FIG. 2 shows a pixel 1 of a further semiconductor image sensor. Elements of the image sensor according to FIG. 2 that correspond to elements of the image sensor according to FIG. 1 are designated with the same reference numerals. In the image sensor according to FIG. 2, the heater 4 comprises several individual heaters 4′, which may be provided with separate electric connections 5. The individual heaters 4′ may especially surround the photo sensor 2, as shown in FIG. 2 by way of an example, but the arrangement of the photo sensor 2 and the individual heaters 4′ can differ from this example.

FIG. 3 shows a pixel 1 of a further semiconductor image sensor. Elements of the image sensor according to FIG. 3 that correspond to elements of the image sensor according to FIGS. 1 and 2 are designated with the same reference numerals. The image sensor according to FIG. 3 comprises through-substrate vias 6, 7 for an electric connection of the photo sensor 2 and the heater 4. This arrangement is especially suitable if the readout circuit 3 is arranged on the side of the semiconductor body or substrate that is opposite the photo sensor 2. The heater 4 may also be arranged on the opposite side, especially in a location under the photo sensor 2, and in this case it may be sufficient to provide only the photo sensor 2 with through-substrate vias 6 for electric connection.

FIG. 4 shows an array of three neighboring pixels 1 of a further semiconductor image sensor. Elements of the image sensor according to FIG. 4 that correspond to elements of the image sensor according to FIG. 1 are designated with the same reference numerals. The image sensor according to FIG. 4 comprises a heater 4 arranged close to several pixels 1 in common. In the example shown in FIG. 4, the heater 4 is arranged between the photo sensors 2 and the readout circuits 3 of these pixels 1. The heater 4 may be arranged in the vicinity of any number of pixels 1 in common, and the arrangement may differ from the example shown in FIG. 4.

FIG. 5 shows a pixel 1 of a further semiconductor image sensor. Elements of the image sensor according to FIG. 5 that correspond to elements of the image sensor according to FIG. 1 are designated with the same reference numerals. The image sensor according to FIG. 5 further comprises a temperature sensor 8, which may be arranged close to the photo sensor 2. The temperature sensor 8 serves to detect the temperature of the photo sensor 2, so that the heater 4 can be operated under control of the temperature sensor 8 in order to avoid deviations of the desired temperature. Similarly to the use of the heater 4 for several pixels 1 in common, according to FIG. 4, the temperature sensor 8 may be used for a group of pixels 1 in common. Instead, each pixel 1 may be provided with an individual temperature sensor 8. The evaluation of the measurement of the temperature and the control of the corresponding operation of the heater 4 may be implemented in the readout circuit 3, for instance.

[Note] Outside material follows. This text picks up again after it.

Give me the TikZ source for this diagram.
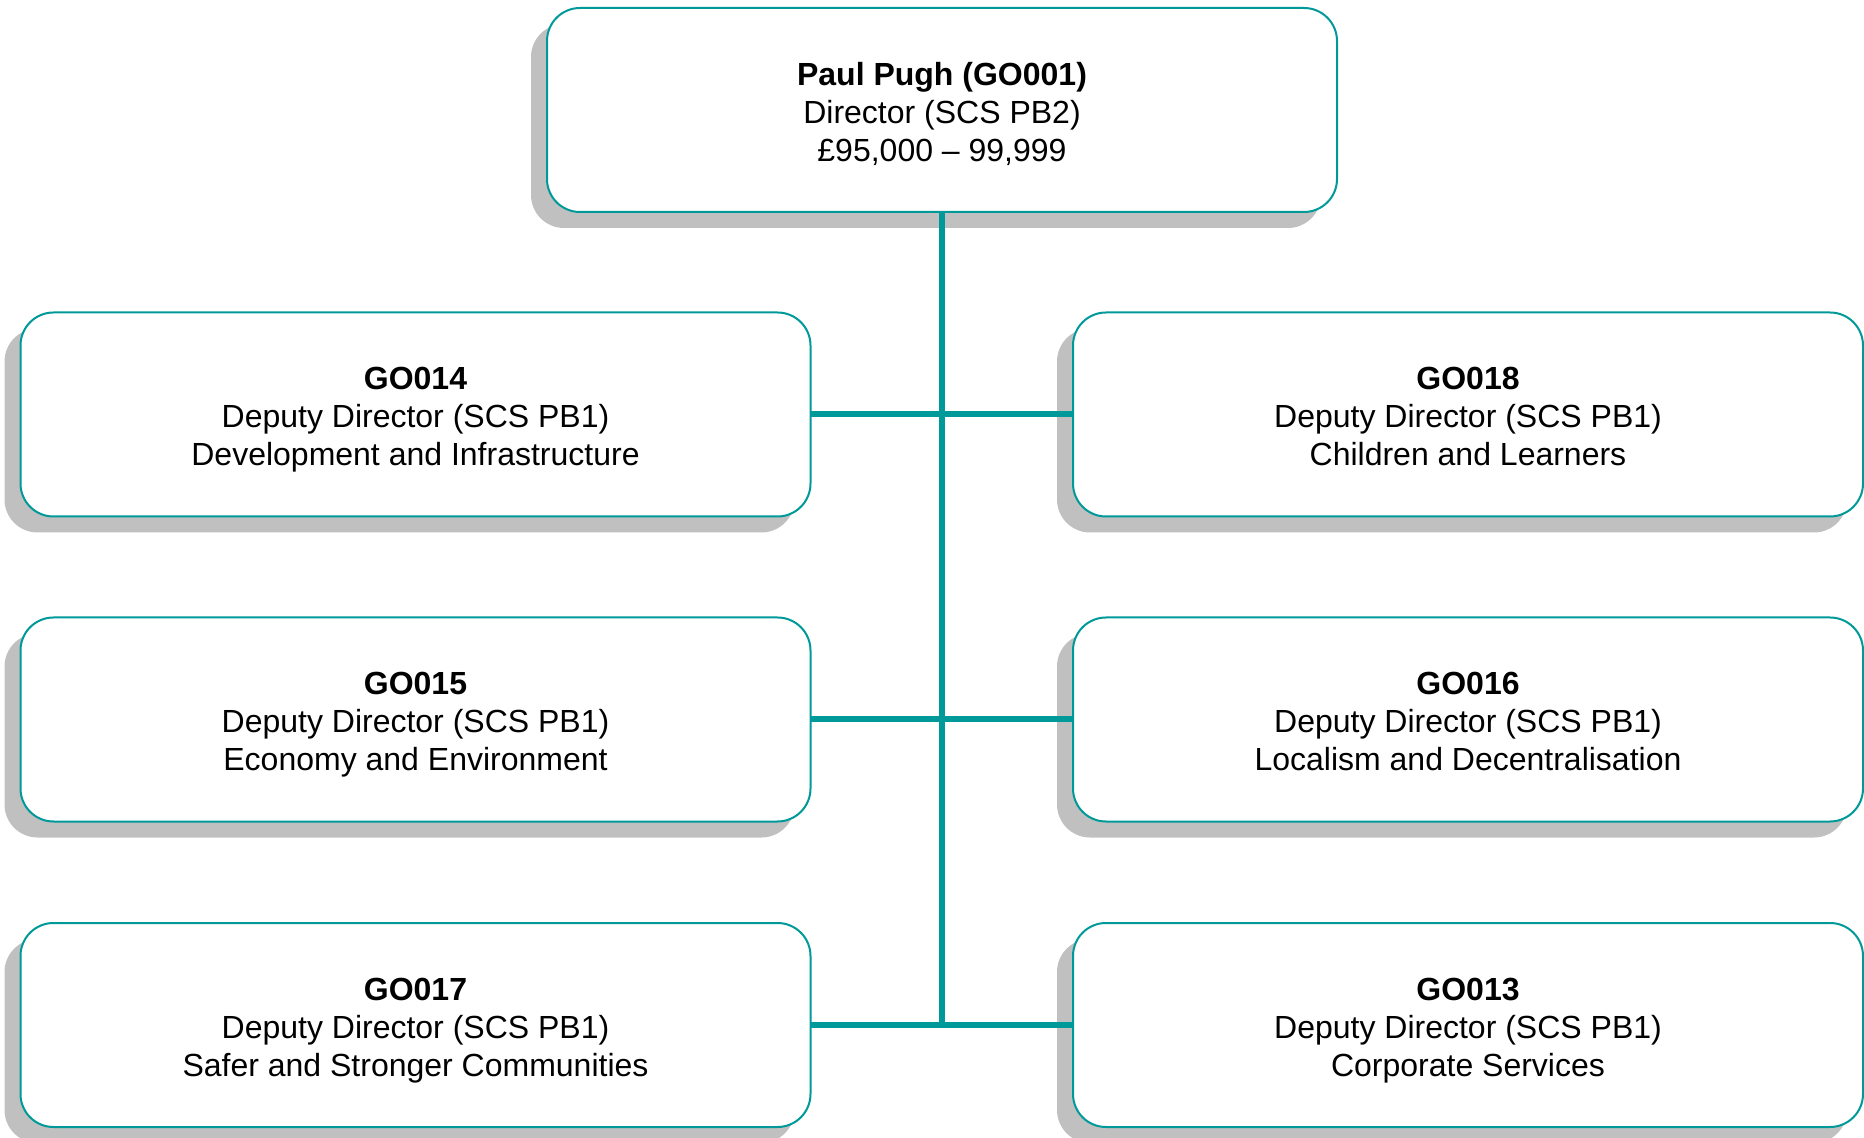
\documentclass[tikz,border=0pt]{standalone}
\usepackage{fontspec}
\setmainfont{Liberation Sans}
\usetikzlibrary{shadows}
\definecolor{teal}{RGB}{0,153,153}
\definecolor{shadowgray}{RGB}{192,192,192}
\begin{document}
\begin{tikzpicture}[
        x=0.5pt, y=-0.5pt,
        post/.style={draw=teal, line width=1pt, fill=white, rounded corners=16.5pt,
            minimum width=395pt, minimum height=102pt, align=center, outer sep=0pt,
            text height=55pt, text depth=3.8pt,
            font=\fontsize{16}{19}\selectfont,
            drop shadow={shadow xshift=-8pt, shadow yshift=-8pt, fill=shadowgray, opacity=1}},
        link/.style={draw=teal, line width=3pt}
    ]
    \useasboundingbox (0,0) rectangle (1864,1138);

    % Director at the top
    \node[post] (boss) at (942,110) {\textbf{Paul Pugh (GO001)}\\Director (SCS PB2)\\£95,000 – 99,999};

    % Deputy directors, left column
    \node[post] (dd14) at (415.5,414.5) {\textbf{GO014}\\Deputy Director (SCS PB1)\\Development and Infrastructure};
    \node[post] (dd15) at (415.5,719.5) {\textbf{GO015}\\Deputy Director (SCS PB1)\\Economy and Environment};
    \node[post] (dd17) at (415.5,1025) {\textbf{GO017}\\Deputy Director (SCS PB1)\\Safer and Stronger Communities};

    % Deputy directors, right column
    \node[post] (dd18) at (1468,414.5) {\textbf{GO018}\\Deputy Director (SCS PB1)\\Children and Learners};
    \node[post] (dd16) at (1468,719.5) {\textbf{GO016}\\Deputy Director (SCS PB1)\\Localism and Decentralisation};
    \node[post] (dd13) at (1468,1025) {\textbf{GO013}\\Deputy Director (SCS PB1)\\Corporate Services};

    % Connectors
    \draw[link] (boss.south) -- (boss.south |- dd17.east);
    \draw[link] (dd14.east) -- (dd18.west);
    \draw[link] (dd15.east) -- (dd16.west);
    \draw[link] (dd17.east) -- (dd13.west);

\end{tikzpicture}
\end{document}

By integrating the heater 4 or an array of heaters 4 each provided for one pixel 1 or for a small group of pixels 1 into the image sensor chip, the effort for the assembly and/or housing of the image sensor chip are substantially reduced. The integrated heater 4 or heaters 4 allow to heat different areas of the image sensor chip, in particular different pixels 1 or groups of pixels 1, independently of one another and thus to maintain a temperature distribution of the image sensor chip that is spatially and temporally essentially constant. The image production is thereby improved and non-uniformities can be avoided or at least substantially reduced.

LEGEND

1 pixel

2 photo sensor

3 readout circuit

4 heater

4′ individual heater

5 electric connection

6 through-substrate via

7 through-substrate via

Claims

1. A method of operating a semiconductor image sensor comprising a plurality of pixels, each of the pixels comprising a respective photo sensor, the method comprising: heating at least one of the pixels using at least one heater integrated with the photo sensors, wherein the at least one heater is arranged in the at least one of the pixels or in a vicinity of the at least one of the pixels,wherein heating the at least one of the pixels comprises: increasing a temperature of the at least one of the pixels by a larger degree than a temperature of at least a further one of the pixels, andsubstituting or supplementing a generation of heat by at least one integrated readout circuit of the semiconductor image sensor.

2. The method of claim 1, wherein heating the at least one of the pixels comprises locally compensating a temperature difference that is due to an operation of at least one integrated readout circuit and/or further integrated readout circuits.

3. The method of claim 1 further comprising: controlling the temperatures of the at least one of the pixels and the further one of the pixels locally based on measurements obtained by at least one integrated temperature sensor.

4. The method of claim 2 further comprising: controlling the temperatures of the at least one of the pixels and the further one of the pixels locally based on measurements obtained by at least one integrated temperature sensor.

5. A method of operating a semiconductor image sensor comprising a plurality of pixels, each of the pixels comprising a respective photo sensor, the method comprising: heating at least one of the pixels using at least one heater integrated with the photo sensors, wherein the at least one heater is arranged in the at least one of the pixels or in a vicinity of the at least one of the pixels,wherein heating the at least one of the pixels comprises: increasing a temperature of the at least one of the pixels by a larger degree than a temperature of at least a further one of the pixels, andreducing a local difference between temperatures of the pixels, wherein the local difference is caused by an operation of at least one integrated readout circuit of the semiconductor image sensor.